Oh and the board is older then a year, don't know how long there warranty is.


----------



## jbunch07 (May 22, 2008)

then i guess that singles it out try for an rma... its most likely the controller.
was your pcie bus locked when your where ocing...if not ocing it will def mess up your controller


----------



## Mussels (May 22, 2008)

sure its not a failing PSU? Its possible the rail to the CPU and video cards are fine, yet the one to the HDD's isnt (if its a multi rail PSU) and the drives are not liking it.

My culprits would be
#bad PSU
#bad controller (rare, but not unheard of)
#unstable PC (overclocking or not, its possible something is overheating or failing, such as ram)


----------



## jbunch07 (May 22, 2008)

good point mussels

im still thinking that if he was ocing and his pci-e bus was on auto then that might have screwed up his sata controller...not to hard to do.


----------



## Mussels (May 22, 2008)

jbunch07 said:


> good point mussels
> 
> im still thinking that if he was ocing and his pci-e bus was on auto then that might have screwed up his sata controller...not to hard to do.

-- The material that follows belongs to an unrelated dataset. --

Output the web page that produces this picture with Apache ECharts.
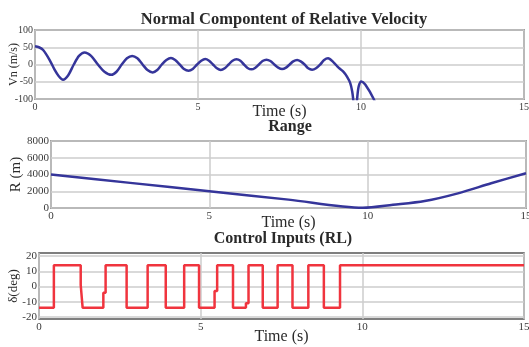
<!DOCTYPE html>
<html>
<head>
<meta charset="utf-8">
<script src="https://cdn.jsdelivr.net/npm/echarts@6/dist/echarts.min.js"></script>
<style>html,body{margin:0;padding:0;background:#fff;}#c{width:529px;height:347px;}</style>
</head>
<body>
<div id="c"></div>
<script>
// ---- data ----
var titles = ['Normal Compontent of Relative Velocity', 'Range', 'Control Inputs (RL)'];
var xName = 'Time (s)';
var yNames = ['Vn (m/s)', 'R (m)', '\u03b4(deg)'];
var xTicks = [0, 5, 10, 15];
var vnTicks = [-100, -50, 0, 50, 100];
var rangeTicks = [0, 2000, 4000, 6000, 8000];
var deltaTicks = [-20, -10, 0, 10, 20];

var vnTime = [0, 0.12, 0.25, 0.45, 0.6, 0.73, 0.86, 1.02, 1.19, 1.35, 1.52, 1.72, 1.93, 2.13, 2.34, 2.5, 2.66, 2.82, 2.98, 3.14, 3.3, 3.45, 3.61, 3.75, 3.89, 4.03, 4.17, 4.3, 4.44, 4.57, 4.71, 4.84, 4.97, 5.1, 5.22, 5.34, 5.46, 5.58, 5.70, 5.82, 5.94, 6.06, 6.18, 6.3, 6.41, 6.52, 6.64, 6.75, 6.87, 6.98, 7.1, 7.22, 7.34, 7.46, 7.58, 7.7, 7.81, 7.92, 8.04, 8.15, 8.27, 8.38, 8.5, 8.62, 8.75, 8.87, 8.99, 9.15, 9.32, 9.45, 9.57, 9.67, 9.73, 9.76, 9.82, 9.88, 9.93, 10.01, 10.13, 10.39, 10.5];
var vnValue = [53, 50, 42, 13, -15, -34, -44, -31, 0, 25, 35, 25, 0, -21, -30, -21, 0, 18, 25, 18, 0, -16, -23, -16, 0, 13, 19, 13, 0, -13, -18, -13, 0, 11, 16, 11, 0, -11, -16, -11, 0, 11, 15, 11, 0, -10, -14, -10, 0, 10, 14, 10, 0, -9, -13, -9, 0, 9, 13, 9, 0, -11, -15, -11, 0, 13, 18, 7, -10, -20, -35, -54, -78, -100, -160, -100, -63, -49, -58, -100, -130];

var rangeTime = [0, 2.5, 5, 7.5, 9.85, 10.8, 11.8, 12.85, 13.9, 15];
var rangeValue = [4000, 3000, 2000, 1000, 20, 380, 830, 1750, 2950, 4150];

var deltaTime = [0, 0.46, 1.29, 1.35, 1.99, 2.06, 2.71, 3.36, 3.92, 4.49, 4.95, 5.43, 5.51, 6.0, 6.4, 6.48, 6.92, 7.38, 7.84, 8.33, 8.81, 9.31, 15];
var deltaValue = [-14, 14, 1, -14, -4, 14, -14, 14, -14, 14, -14, -3, 14, -14, -11, 14, -14, 14, -14, 14, -14, 14, 14];

function pairs(xs, ys) { return xs.map(function (x, i) { return [x, ys[i]]; }); }

var FONT = 'Liberation Serif';
var BORDER = '#555';
var GRIDC = '#cccccc';
var grids = [
  {left: 35, right: 5, top: 30, height: 69},
  {left: 51, right: 3, top: 141, height: 67},
  {left: 39, right: 5, top: 253, height: 66}
];
var titleTops = [11, 119, 231];
var titleLefts = [284, 290, 283];
var titleSizes = [16.5, 16, 16];
var xNameGaps = [5, 7, 10];
var xLabelSizes = [10, 11, 11];
var yLabelSizes = [10, 11, 11];
var yNameSizes = [12, 15, 13];
var yNameGaps = [15, 27, 19];

var option = {
  backgroundColor: '#fff',
  animation: false,
  title: titles.map(function (t, i) {
    return {text: t, left: titleLefts[i], top: titleTops[i], textAlign: 'center', padding: 0,
      textStyle: {fontFamily: FONT, fontWeight: 'bold', fontSize: titleSizes[i], color: '#2a2a2a'}};
  }),
  grid: grids.map(function (g) {
    return Object.assign({show: true, borderColor: BORDER, borderWidth: 1.5, backgroundColor: 'transparent',
      containLabel: false, outerBoundsMode: 'none'}, g);
  }),
  xAxis: [0, 1, 2].map(function (i) {
    return {type: 'value', gridIndex: i, min: xTicks[0], max: xTicks[xTicks.length - 1], interval: 5,
      name: xName, nameLocation: 'middle', nameGap: xNameGaps[i], nameMoveOverlap: false,
      nameTextStyle: {fontFamily: FONT, fontSize: 16, color: '#2a2a2a', verticalAlign: 'top'},
      axisLine: {show: false}, axisTick: {show: false},
      axisLabel: {fontFamily: FONT, fontSize: xLabelSizes[i], color: '#3a3a3a', margin: 3},
      splitLine: {show: true, lineStyle: {color: GRIDC, width: 1.5}}};
  }),
  yAxis: [
    {type: 'value', gridIndex: 0, min: vnTicks[0], max: vnTicks[vnTicks.length - 1], interval: 50},
    {type: 'value', gridIndex: 1, min: rangeTicks[0], max: rangeTicks[rangeTicks.length - 1], interval: 2000},
    {type: 'value', gridIndex: 2, min: -21.3, max: 22,
      axisLabel: {customValues: deltaTicks}, axisTick: {customValues: deltaTicks}}
  ].map(function (a, i) {
    return Object.assign({}, a, {
      name: yNames[i], nameLocation: 'middle', nameGap: yNameGaps[i], nameRotate: 90, nameMoveOverlap: false,
      nameTextStyle: {fontFamily: FONT, fontSize: yNameSizes[i], color: '#2a2a2a'},
      axisLine: {show: false},
      axisTick: Object.assign({show: false}, a.axisTick || {}),
      axisLabel: Object.assign({fontFamily: FONT, fontSize: yLabelSizes[i], color: '#3a3a3a', margin: 2,
        formatter: function (v) { return String(v); }}, a.axisLabel || {}),
      splitLine: {show: true, lineStyle: {color: GRIDC, width: 1.5}}
    });
  }),
  series: [
    {type: 'line', xAxisIndex: 0, yAxisIndex: 0, data: pairs(vnTime, vnValue), smooth: 0.3, showSymbol: false, clip: true,
      lineStyle: {color: '#35359a', width: 2.5}},
    {type: 'line', xAxisIndex: 1, yAxisIndex: 1, data: pairs(rangeTime, rangeValue), smooth: 0.3, showSymbol: false, clip: true,
      lineStyle: {color: '#35359a', width: 2.5}},
    {type: 'line', xAxisIndex: 2, yAxisIndex: 2, data: pairs(deltaTime, deltaValue), step: 'end', showSymbol: false, clip: true,
      lineStyle: {color: '#f0343e', width: 2.5}}
  ]
};
var chart = echarts.init(document.getElementById('c'), null, {renderer: 'canvas'});
chart.setOption(option);
</script>
</body>
</html>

generally, lowering the clocks fixes that corruption immediately, and the problems go away. I've only ever seen that problem stick on a Via chipset that also overheated at the same time.

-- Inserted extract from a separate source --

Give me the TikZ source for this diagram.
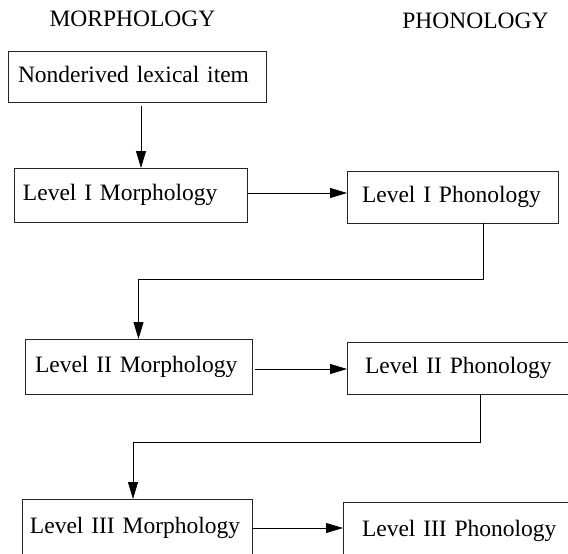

One common thing i see people do all the time, is setup their hard drives say, like this

PSU -------cable-----===--HDD

the === being a splitter, commonly for a fan, or a double adaptor to run two HDD's off the one cable. this is BAD. all it takes is one bump, and the cables often come loose - a fan can handle losing power for a second, your HDD's cant. Always keep your HDD's (especially power hungry raptors) on their own, independant power leads direct from the PSU - no adaptors or splitters.


----------



## jbunch07 (May 22, 2008)

Mussels said:


> generally, lowering the clocks fixes that corruption immediately, and the problems go away. I've only ever seen that problem stick on a Via chipset that also overheated at the same time.
> 
> One common thing i see people do all the time, is setup their hard drives say, like this
> 
> ...



very good point!
its best to give your hd its own cable if possible


----------



## mrhuggles (May 22, 2008)

im putting my money on a combination of new drives [why mass fluxuations] and bad cable [dead spot in the middle of test 2]

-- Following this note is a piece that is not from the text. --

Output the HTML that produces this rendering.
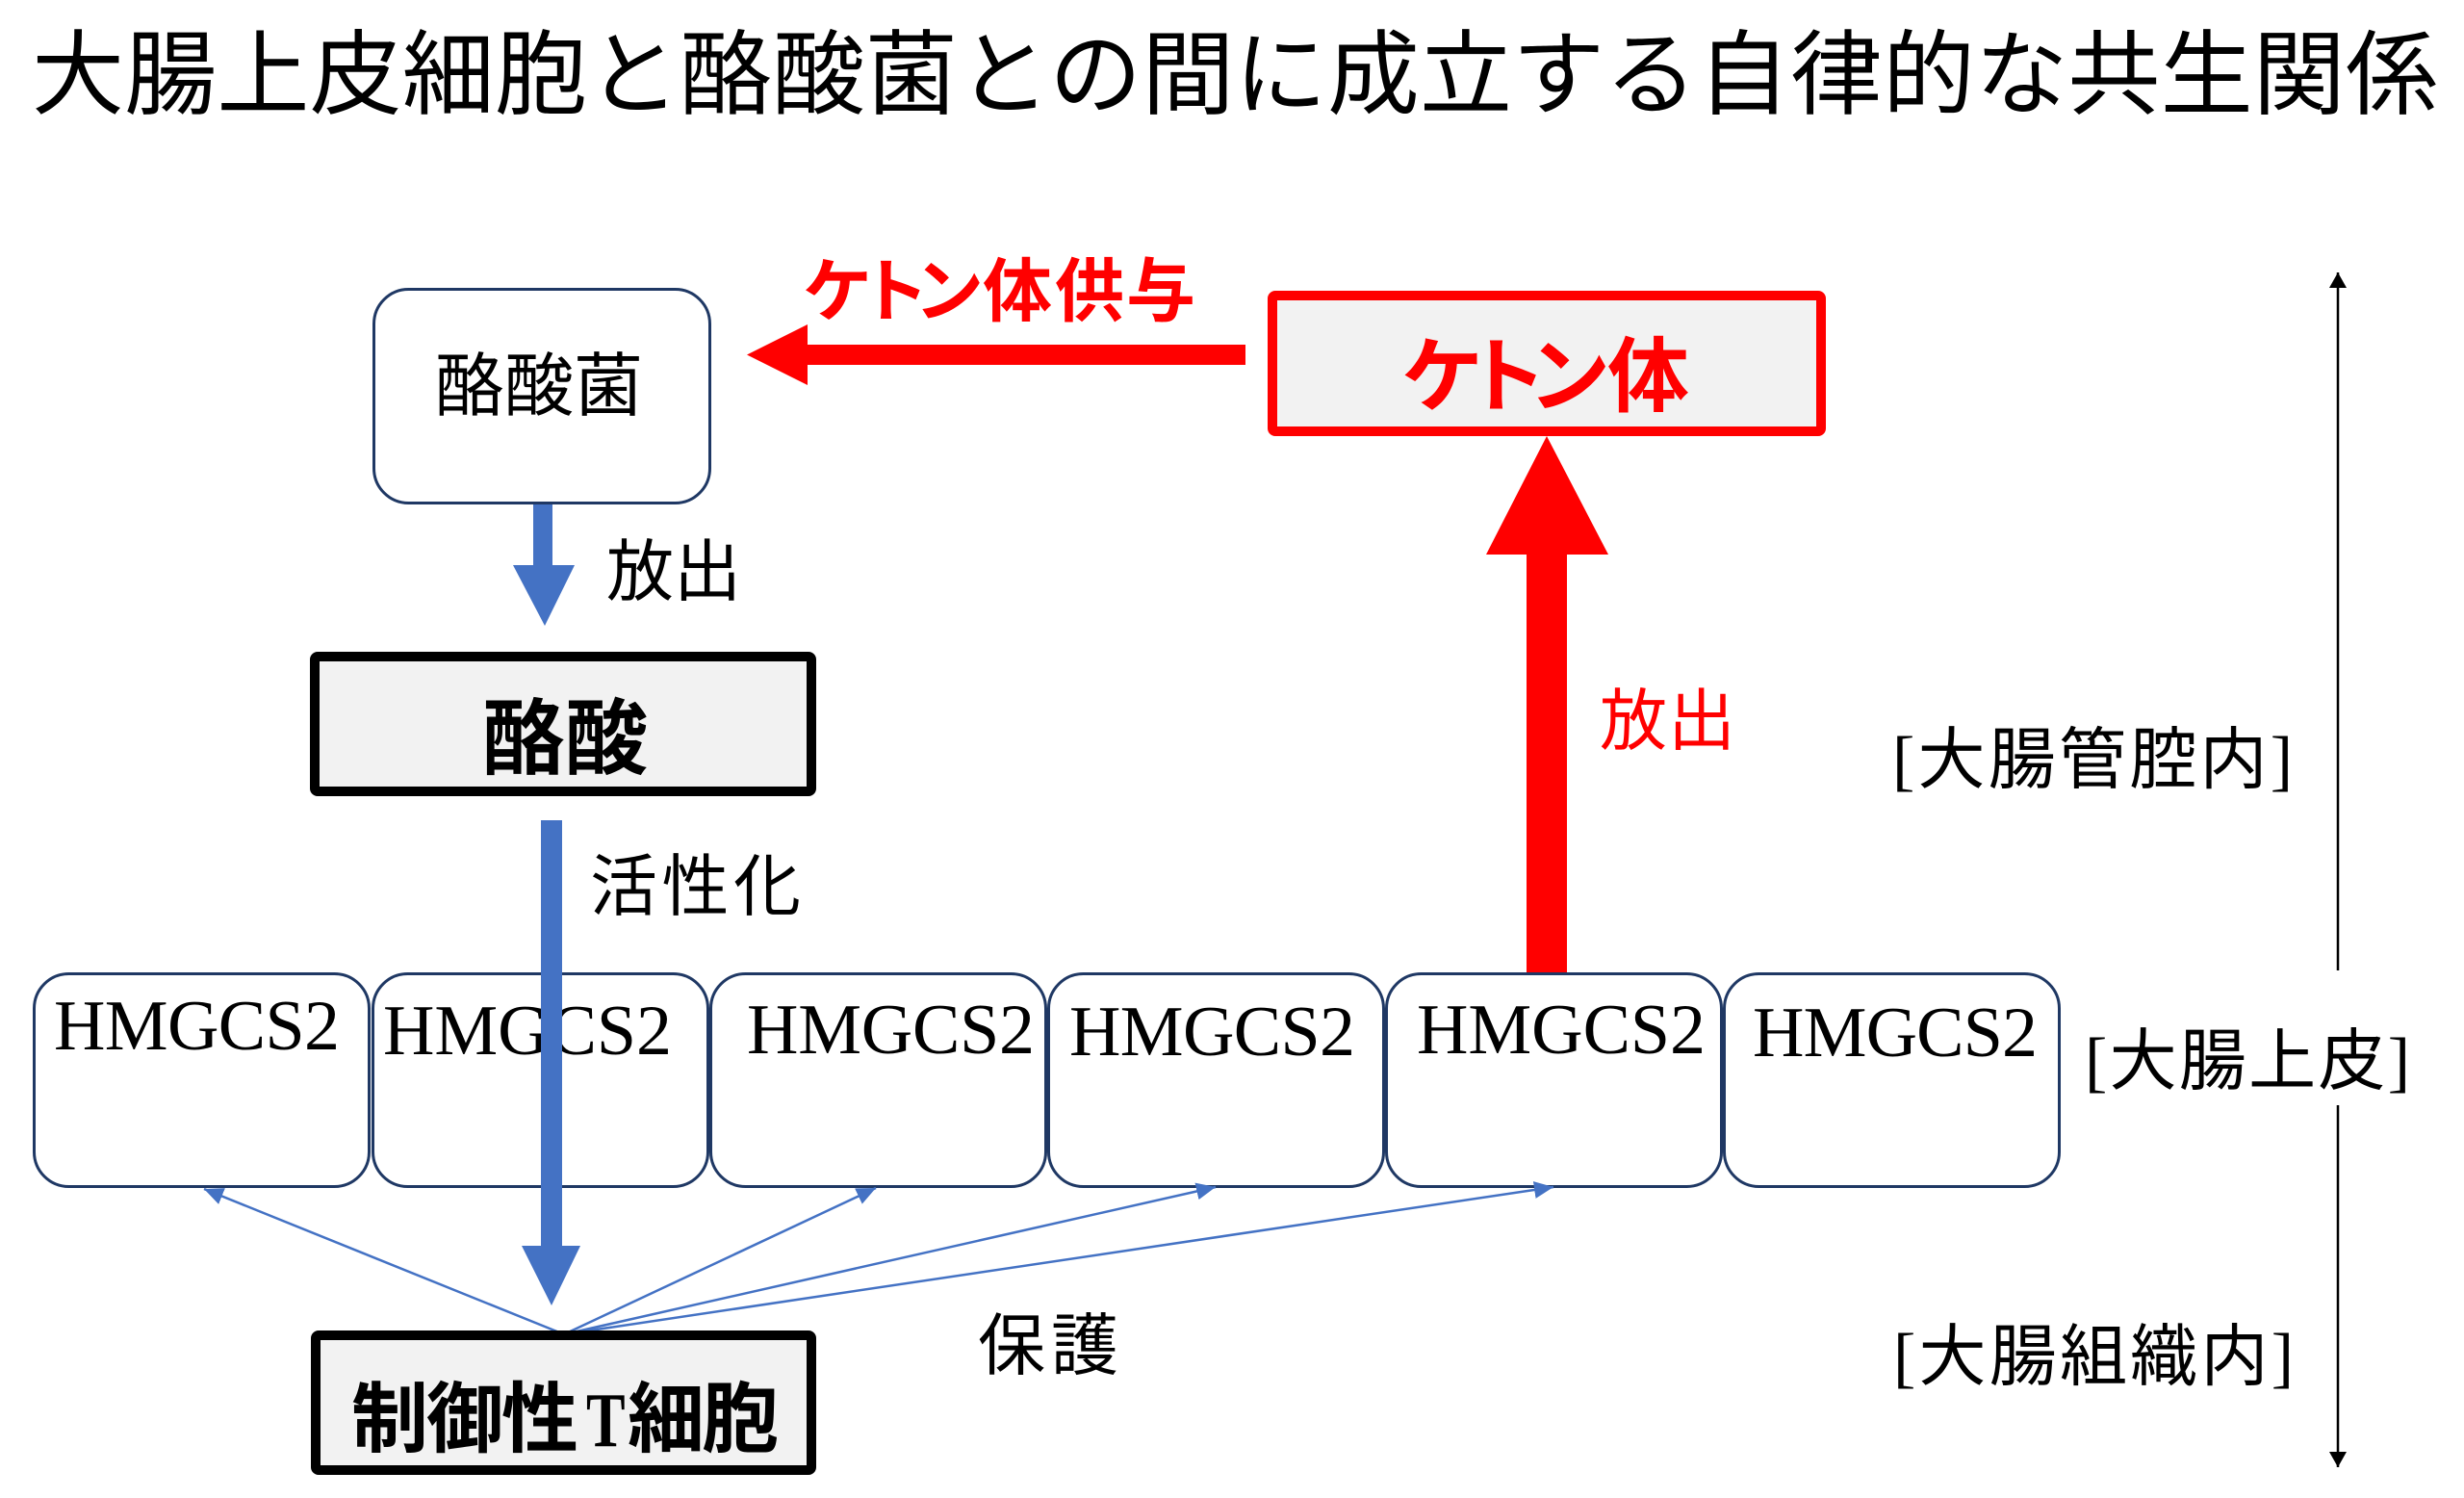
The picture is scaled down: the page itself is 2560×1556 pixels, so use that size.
<!DOCTYPE html>
<html>
<head>
<meta charset="utf-8">
<style>
html,body{margin:0;padding:0;background:#fff;}
body{width:2560px;height:1556px;overflow:hidden;position:relative;}
svg{position:absolute;left:0;top:0;}
.jp{font-family:"Liberation Sans","Noto Sans CJK JP",sans-serif;}
.sj{font-family:"Liberation Serif","Noto Sans CJK JP",serif;}
</style>
</head>
<body>
<svg width="2560" height="1556" viewBox="0 0 2560 1556" xmlns="http://www.w3.org/2000/svg">
  <defs>
    <marker id="bh" markerUnits="userSpaceOnUse" markerWidth="20" markerHeight="20" viewBox="0 0 20 20" refX="20" refY="10" orient="auto">
      <path d="M0,1 L20,10 L0,19 z" fill="#4472c4"/>
    </marker>
    <marker id="kh" markerUnits="userSpaceOnUse" markerWidth="18" markerHeight="18" viewBox="0 0 18 18" refX="16" refY="9" orient="auto">
      <path d="M0,0 L16,9 L0,18 z" fill="#000"/>
    </marker>
  </defs>

  <!-- Title -->
  <text class="jp" x="33" y="111" font-size="96" textLength="2500" lengthAdjust="spacing" fill="#000">大腸上皮細胞と酪酸菌との間に成立する自律的な共生関係</text>

  <!-- 酪酸菌 box -->
  <rect x="388.5" y="300.5" width="349" height="222" rx="36" ry="36" fill="#fff" stroke="#1f3864" stroke-width="3"/>
  <text class="jp" x="452" y="426" font-size="72" textLength="216" lengthAdjust="spacing" fill="#000">酪酸菌</text>

  <!-- red left arrow (ketone supply) -->
  <polygon points="1294,358 839,358 839,337 776,368.5 839,400 839,379 1294,379" fill="#ff0000"/>
  <text class="jp" y="328" font-size="72" font-weight="bold" fill="#ff0000" x="834 893 950 1021 1096 1170">ケトン体供与</text>

  <!-- ketone box -->
  <rect x="1322" y="307" width="570" height="141" rx="3" ry="3" fill="#f2f2f2" stroke="#ff0000" stroke-width="10"/>
  <text class="jp" y="421" font-size="85" font-weight="bold" fill="#ff0000" x="1456 1522 1588 1670">ケトン体</text>

  <!-- blue arrow 1 -->
  <polygon points="554,524 574,524 574,587 597,587 566,650 533,587 554,587" fill="#4472c4"/>
  <text class="jp" x="630" y="618" font-size="70" textLength="140" lengthAdjust="spacing" fill="#000">放出</text>

  <!-- 酪酸 box -->
  <rect x="327" y="682" width="516" height="140" rx="3" ry="3" fill="#f2f2f2" stroke="#000" stroke-width="10"/>
  <text class="jp" x="501" y="797" font-size="86" font-weight="bold" textLength="172" lengthAdjust="spacing" fill="#000">酪酸</text>

  <text class="jp" x="613" y="945" font-size="70" textLength="219" lengthAdjust="spacing" fill="#000">活性化</text>

  <!-- HMGCS2 boxes -->
  <g fill="#fff" stroke="#1f3864" stroke-width="3">
    <rect x="35.5" y="1011.5" width="348" height="221" rx="36" ry="36"/>
    <rect x="387.5" y="1011.5" width="348" height="221" rx="36" ry="36"/>
    <rect x="738.5" y="1011.5" width="348" height="221" rx="36" ry="36"/>
    <rect x="1089.5" y="1011.5" width="348" height="221" rx="36" ry="36"/>
    <rect x="1440.5" y="1011.5" width="348" height="221" rx="36" ry="36"/>
    <rect x="1791.5" y="1011.5" width="348" height="221" rx="36" ry="36"/>
  </g>
  <g class="sj" font-size="74" fill="#000">
    <text x="56" y="1090" textLength="297" lengthAdjust="spacing">HMGCS2</text>
    <text x="398" y="1095" textLength="300" lengthAdjust="spacing">HMGCS2</text>
    <text x="776" y="1094" textLength="299" lengthAdjust="spacing">HMGCS2</text>
    <text x="1111" y="1096" textLength="297" lengthAdjust="spacing">HMGCS2</text>
    <text x="1472" y="1094" textLength="300" lengthAdjust="spacing">HMGCS2</text>
    <text x="1821" y="1097" textLength="296" lengthAdjust="spacing">HMGCS2</text>
  </g>

  <!-- big red up arrow -->
  <polygon points="1586,1010 1586,576 1544,576 1607,453 1671,576 1628,576 1628,1010" fill="#ff0000"/>
  <text class="jp" x="1662" y="773" font-size="70" textLength="141" lengthAdjust="spacing" fill="#ff0000">放出</text>

  <!-- blue arrow 2 -->
  <polygon points="562,852 584,852 584,1294 603,1294 573,1356 542,1294 562,1294" fill="#4472c4"/>

  <!-- thin protective lines -->
  <g stroke="#4472c4" stroke-width="2.5" fill="none">
    <line x1="586" y1="1386" x2="212" y2="1235" marker-end="url(#bh)"/>
    <line x1="586" y1="1386" x2="910" y2="1234" marker-end="url(#bh)"/>
    <line x1="586" y1="1386" x2="1263" y2="1233" marker-end="url(#bh)"/>
    <line x1="586" y1="1386" x2="1614" y2="1233" marker-end="url(#bh)"/>
  </g>
  <text class="jp" x="1016" y="1422" font-size="70" textLength="146" lengthAdjust="spacing" fill="#000">保護</text>

  <!-- 制御性T細胞 box -->
  <rect x="328" y="1387" width="515" height="140" rx="3" ry="3" fill="#f2f2f2" stroke="#000" stroke-width="10"/>
  <text class="jp" y="1502" font-size="80" font-weight="bold" fill="#000"><tspan x="365">制</tspan><tspan x="443">御</tspan><tspan x="521">性</tspan><tspan x="652">細</tspan><tspan x="729">胞</tspan></text>
  <text transform="translate(609,1502) scale(0.76,1)" font-family="Liberation Serif, serif" font-size="80" font-weight="bold" fill="#000">T</text>

  <!-- right side labels -->
  <text class="sj" x="1966" y="813" font-size="70" textLength="416" lengthAdjust="spacing" fill="#000">[大腸管腔内]</text>
  <text class="sj" x="2166" y="1126" font-size="70" textLength="338" lengthAdjust="spacing" fill="#000">[大腸上皮]</text>
  <text class="sj" x="1967" y="1433" font-size="70" textLength="416" lengthAdjust="spacing" fill="#000">[大腸組織内]</text>

  <!-- vertical double arrow -->
  <g stroke="#000" stroke-width="2.5">
    <line x1="2429" y1="1008" x2="2429" y2="283" marker-end="url(#kh)"/>
    <line x1="2429" y1="1148" x2="2429" y2="1524" marker-end="url(#kh)"/>
  </g>
</svg>
</body>
</html>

oh, could also be software, try makeing hdd benchmarks set to realtime priority


----------



## dj_dn (May 22, 2008)

I am running on a splitter for the HDD, but the cable is made this way. I own a pc power and cooling PSU, it only has one rail ( a big one a may add ). But once i get home ill try each hdd by them self. But they dont fail in my second rig.
Im not to certain if its the pcie clock cause i dont have the option, i only have the option to change the AGP clock, and that one is locked. 

Can it be my NB, cause that little guy gets really hot.

I think ill sell my cpu and ram to get a duo.


----------



## JrRacinFan (May 22, 2008)

Also, are you positive it is not a south bridge driver issue?


----------



## dj_dn (May 22, 2008)

JrRacinFan said:


> Also, are you positive it is not a south bridge driver issue?



That i dont know, you made think to check for updates for my south, they dont have them on there site but ill try to find where i got them last.


----------



## dj_dn (May 23, 2008)

Well it seams like i found the problem, its that darn dual core optimizer. Once i got it off my system it starting running true all tests like cutting true butter. 

Thx for the help, and ill be back if i find any thing new.


----------



## Mussels (May 23, 2008)

wow. well congradulations for finding out!

For reference, the southbridge driver will be a VIA one - They call it Via Hyperion, its a package that will have most of your motherboard drivers in the one download.


----------



## dj_dn (May 23, 2008)

Mussels said:


> wow. well congradulations for finding out!
> 
> For reference, the southbridge driver will be a VIA one - They call it Via Hyperion, its a package that will have most of your motherboard drivers in the one download.



Thx, But its a uli chipset


----------



## Mussels (May 23, 2008)

ULI comes off Nvidias website - if you go to where you get Video card drivers, scroll down and there's a button for it

I have no idea how i came up with via... its one of those days.


----------



## dj_dn (May 23, 2008)

Mussels said:


> ULI comes off Nvidias website - if you go to where you get Video card drivers, scroll down and there's a button for it
> 
> I have no idea how i came up with via... its one of those days.



Lol, no prob thx for the help, system has been stable for over 3hours, way better then 15 minutes i was getting.

And at the same time i got it to run at 1T command rate because off the bios update


----------



## Mussels (May 23, 2008)

nice. 1T is a HUGE boost, as you may be aware. I'm actually thinking of dropping this rig back to 2GB just go go 1T (the ram would move to my LAN system)


----------